President promises, no surprise on Greater Canyonlands

Posted at 8:30 PM, Sep 17, 2014

SALT LAKE CITY -- Governor Gary Herbert came back from a trip to Washington D.C. with more than a t-shirt... he came home with a promise.

According to the Governor, President Barack Obama will not spring a surprise on the state of Utah, setting aside 1.8 million acres of BLM and Forest Service land as a national monument.

"They've promised me that that's not going to happen," said Herbert, later clarifying the promise came from Secretary of the Interior Sally Jewell.

The limited promise still has importance substance to ranchers who feel like they've been burned before.

"We hope that they will stand by that and honor that commitment. Unfortunately we have seen that in past administrations," said Brent Tanner, executive vice president of the Utah Cattlemen's Association.

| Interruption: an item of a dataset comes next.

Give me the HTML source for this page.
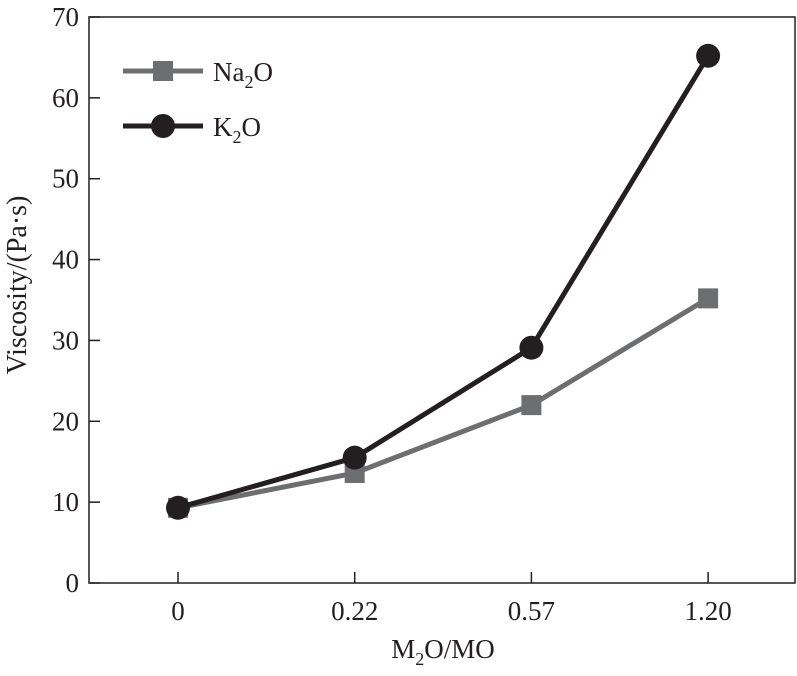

Tanner referred to 1996, when then-President Bill Clinton stood at the rim of the Grand Canyon in Arizona and declared a similarly-sized swath of land as Grand Staircase Escalante National Monument.

Clinton's declaration thrilled many environmentalists and outdoor enthusiasts, but it infuriated local county commissioners and other residents.

Secretary Jewell's process is contingent, said the governor. He said the Secretary wants to encourage talks spearheaded by Representative Rob Bishop called the Public Lands Initiative.

The Southern Utah Wilderness Alliance is participating in those talks.

"I think representative Bishop is sincere. I've been impressed with him, with his staff. That they are reaching out that they are trying to get input from all sides," said David Garbett, counsel for SUWA.

Garbett adds that while he hopes the Public lands Initiative works, he thinks Jewell's promise comes with an implied threat.

"If that legislation is not successful in addressing threats or if the process falls apart, then no one should be surprised with a national monument designation," said Garbett.